タングステンおじさんーー化学と過ごした私の少年時代
書籍情報
- 著 者:
- オリヴァー・サックス
- 訳 者:
- 斉藤隆央
- 出版社:
- 早川書房
- 出版年:
- 2016年7月
化学に魅せられた少年時代を綴った、脳神経科医オリヴァー・サックスの自伝。そのエピソードを通して、さまざまな元素に関する知識および化学史に触れられる
著者サックスには、たくさんの叔父叔母がいた。母方の祖父は、子どもたちの教育とくに科学教育に熱心だったため、叔父叔母たちは自然科学や人間科学に関心をもった。
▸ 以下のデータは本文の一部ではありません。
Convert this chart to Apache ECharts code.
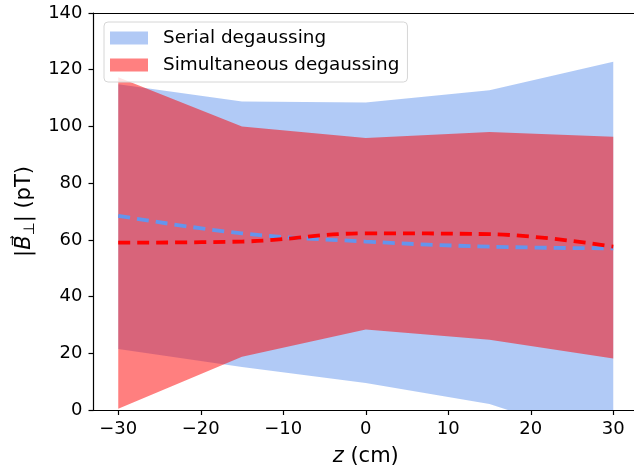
<!DOCTYPE html>
<html><head><meta charset="utf-8">
<script src="https://cdn.jsdelivr.net/npm/echarts@6/dist/echarts.min.js"></script>
<style>html,body{margin:0;padding:0;background:#fff;width:100%;height:100%;overflow:hidden}#c{width:100vw;height:100vh}</style>
</head><body><div id="c"></div>
<script>
// Data
const zPos = [-30, -15, 0, 15, 30];
const serialLow = [21.5, 15.2, 9.5, 2.1, -12.0];
const serialHigh = [114.9, 108.8, 108.4, 112.8, 122.8];
const serialMean = [68.5, 62.3, 59.4, 57.6, 57.0];
const simulLow = [0.4, 18.8, 28.4, 24.8, 18.2];
const simulHigh = [117.3, 100.0, 95.9, 98.0, 96.4];
const simulMean = [59.0, 59.4, 62.3, 62.0, 57.6];
const xTicks = [-30, -20, -10, 0, 10, 20, 30];

const FONT = 'DejaVu Sans';
const pairs = (ys) => zPos.map((z, i) => [z, ys[i]]);
const minus = (v) => String(v).replace('-', '\u2212');

function bandSeries(name, lo, hi, fill) {
  return {
    type: 'custom', name: name, coordinateSystem: 'cartesian2d',
    data: [[zPos[0], lo[0]]],
    itemStyle: {color: fill},
    renderItem: function (params, api) {
      const pts = [];
      for (let i = 0; i < zPos.length; i++) pts.push(api.coord([zPos[i], hi[i]]));
      for (let i = zPos.length - 1; i >= 0; i--) pts.push(api.coord([zPos[i], lo[i]]));
      const cs = params.coordSys;
      return {
        type: 'polygon', shape: {points: pts}, style: {fill: fill, stroke: null},
        clipPath: {type: 'rect', shape: {x: cs.x, y: cs.y, width: cs.width, height: cs.height}}
      };
    }
  };
}

const chart = echarts.init(document.getElementById('c'), null, {renderer: 'canvas'});
chart.setOption({
  animation: false,
  textStyle: {fontFamily: FONT},
  grid: {left: 93.5, right: -4, top: 13, bottom: 56, containLabel: false, outerBoundsMode: 'none'},
  legend: {
    orient: 'vertical', left: 104, top: 22,
    padding: [6, 8, 7, 6],
    itemWidth: 38, itemHeight: 13, itemGap: 7,
    backgroundColor: 'rgba(255,255,255,0.8)',
    borderColor: '#d6d6d6', borderWidth: 1, borderRadius: 4,
    textStyle: {fontFamily: FONT, fontSize: 18.4, color: '#000', lineHeight: 20, padding: [0, 0, 0, 10]},
    data: [
      {name: 'Serial degaussing', icon: 'rect', itemStyle: {color: '#b1c9f5'}},
      {name: 'Simultaneous degaussing', icon: 'rect', itemStyle: {color: '#ff8080'}}
    ]
  },
  xAxis: [{
    type: 'value', min: -33, max: 33, position: 'bottom',
    name: '{i|z} (cm)', nameLocation: 'middle', nameGap: 36,
    nameTextStyle: {fontFamily: FONT, fontSize: 21, color: '#000', rich: {i: {fontStyle: 'italic', fontFamily: FONT, fontSize: 21}}},
    axisLine: {show: true, onZero: false, lineStyle: {color: '#000', width: 1.2}},
    axisTick: {show: true, length: 5, lineStyle: {color: '#000', width: 1.2}, customValues: xTicks},
    axisLabel: {fontFamily: FONT, fontSize: 18, color: '#000', margin: 10, customValues: xTicks, formatter: minus},
    splitLine: {show: false}
  }, {
    type: 'value', min: -33, max: 33, position: 'top',
    axisLine: {show: true, onZero: false, lineStyle: {color: '#000', width: 1.2}},
    axisTick: {show: false}, axisLabel: {show: false}, splitLine: {show: false}
  }],
  yAxis: {
    type: 'value', min: 0, max: 140, interval: 20,
    name: '|{b|B\u20D7}{s|\u22A5}| (pT)', nameLocation: 'middle', nameGap: 52, nameRotate: 90,
    nameTextStyle: {fontFamily: FONT, fontSize: 21, color: '#000', rich: {
      b: {fontStyle: 'italic', fontFamily: FONT, fontSize: 21},
      s: {fontFamily: FONT, fontSize: 15, padding: [10, 0, 0, 0]}
    }},
    axisLine: {show: true, onZero: false, lineStyle: {color: '#000', width: 1.2}},
    axisTick: {show: true, length: 5, lineStyle: {color: '#000', width: 1.2}},
    axisLabel: {fontFamily: FONT, fontSize: 18, color: '#000', margin: 11},
    splitLine: {show: false}
  },
  series: [
    bandSeries('Serial degaussing', serialLow, serialHigh, 'rgba(100,149,237,0.5)'),
    bandSeries('Simultaneous degaussing', simulLow, simulHigh, 'rgba(255,0,0,0.5)'),
    {type: 'line', name: 'serialMean', data: pairs(serialMean), smooth: 0.4, symbol: 'none',
     lineStyle: {color: '#6495ED', width: 3.8, type: [12, 7]}},
    {type: 'line', name: 'simulMean', data: pairs(simulMean), smooth: 0.4, symbol: 'none',
     lineStyle: {color: '#ff0000', width: 3.8, type: [12, 7]}}
  ]
});
</script></body></html>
サックスの母親も少女時代に化学に魅せられた。
母親はサックスにさまざまなことを教えた。母親に言われて、ダイヤモンドを唇に当ててみると「不思議なことに、びっくりするほど冷たかった」。母親は、「それは熱をとてもよくーーどんな金属よりもーー通すからだ」と説明した。
サックスは両親を質問攻めにした。母親はたいてい辛抱強く説明しようとしたが、辛抱しきれなくなると、「お母さんに話せることはこれだけよ。あとはデイヴおじさんに訊きなさい」と言った。
デイヴおじさんは、「タングステンおじさん」と呼ばれていた。「細いタングステンの線をフィラメントにして電球を作っていたからだ」。タングスタライトという会社を経営しており、工場に来るサックスに「小さな実験をして」金属のことを教えた。
他にも、サックスを「分光学に目覚めさせた」エイブおじさんや、「植物や数学についていろいろ面白いことを教えてくれ」たレンおばさんがいた。
両親と兄たちは、「台所の化学実験へいざなってくれた」。その後サックスは、「家に自分専用の小さな実験室を設け」、さまざまな実験を行った。
本書では、医者である父母、歳の離れた兄たち、化学や物理、植物に詳しい叔父叔母たちとの交流を中心に、化学に魅せられた少年時代を丹念に綴っている。化学にまつわるエピソードのみならず、疎開先での恐怖体験、信仰についてなど多彩なエピソードが織り込まれている。
白熱光やルミネセンス(冷光)の歴史を紹介
デイヴおじさん(タングステンおじさん)は「白熱光の歴史」に、エイブおじさんは「ルミネセンス(冷光)の歴史」にサックスをいざなったという。それぞれの歴史を、叔父とのエピソードを交えながら紹介している。
化学史を、自身のエピソードを織り交ぜながら語る
ロバート・ボイルからはじめ、アントワーヌ・ラヴォアジエ、ハンフリー・デイヴィー、ジョン・ドルトン、メンデレーエフ、キュリー夫妻など、さまざまな科学者の研究成果やエピソードを紹介している。
ユニークなのは、サックスの少年時代のエピソードを織り交ぜながら化学史を語っているところ。例えば、「メンデレーエフの予言」についての話を紹介したところでは、「周期表を使って、自分でも予言に挑戦した」ことを綴っている。
感想・ひとこと
サックス少年の化学への情熱が圧倒的であるぶん、その熱が冷めていくラストの喪失感が印象に残った。今までのクリニカル・エッセイとは内容は異なるが、人物描写の巧みさは変わらない。
自伝(少年時代)と化学史が絶妙にミックスされているところが私にとっての本書の面白さだったが、それによって本が分厚くなっているので、このあたりの好みは分かれるかも。
NDC分類は「289.3」(個人伝記)だが、当サイトでは「化学」に分類した。